Prior to this, Jesus has been telling his disciples to forgive each other. The conversation goes something like this:
Jesus: Forgive a lot. In fact, forgive everyone everything.
Disciples: Gosh, that's hard. We need more faith to do that! Give us more faith!
Jesus: You don't need more. You just need some. And you obviously don't have any.
Next Jesus tells them a parable about how improper it would be for a servant to return from the fields and expect his master to reward him for his work. The servant's work is just what's expected of him. It's what the servant owes his master. When the servant returns from the fields, he serves his master, continuing to put the master's desires above his own. That is the proper order of things. End of story.
I think Jesus is telling his disciples that forgiving others isn't some sort of unreasonable request from God. It's just what we owe our master. Not only that, but we don't need an extra portion of faith to do this. Forgiving others for the things they do against us—even if they do it seven times a day—can be done with the smallest portion of faith imaginable.
This means that the WWII Christian-Jews who forgave their German captors weren't some sort of super-Christians. They were just doing their duty to God.
This also means that when Stephen in Acts 7 asked God not to hold his murderers' sin—the stoning of himself—against them, he hasn't reached some unattainable level of holiness.

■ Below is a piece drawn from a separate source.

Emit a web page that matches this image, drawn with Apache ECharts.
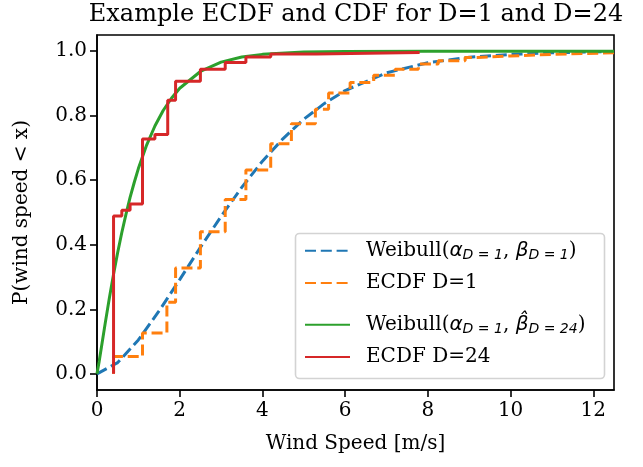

He was just operating on a mustard-seed amount of faith.
This also means that my seemingly insurmountable troubles, relationships, and fears are not places where I need more faith, but rather, places where I have no faith at all. Faith doesn't come in degrees. Either we trust the Lord in a particular area or we don't. There's no such thing as sorta trusting in the Lord.
I suppose this might seem confusing because our lives progress. Our lives are like this path that unrolls in front of us, and along the way we get to see if our faith works at different times and at different places and with different people. This is the working out of our salvation or the kingdom of heaven being worked into our life. When we encounter new circumstances, we get to find out if our faith is going to work here too.
Do I still believe that Christ has already made me good even when I can't seem to meet all the demands being made on me?
Do I still believe the God loves to hear my requests even when others' needs seem so much more important than mine?
Do I still believe that God wants me, even if I can't tie a pretty ribbon onto the end of each project or a happy ending onto the end of every relationship?
Do I still believe that Jesus has experienced all that I'm feeling even when those closest to me seem tired of listening to me?
Do I still believe that a personal relationship with Jesus is enough to say yes even when I don't understand how exactly I will interact in this new activity?
Do I still believe that God knows my future and that what happens will be for my good even when I can imagine a dozen ways that this can all go wrong?
Do I still believe that God is the ultimate comforter to me when I decide to look a problem full in the face even when I can't see how examining this problem will come to any good?
Do I still believe that God's power is behind every authority on earth even when the government tells me to do things I don't want to do?
Do I still believe that the Holy Spirit wants to move me into action even when that action could disrupt others or myself?
Do I believe that with Christ in me and through me and around me all these things are as simple to do as it was for the Lord God to speak trees and oceans into existence?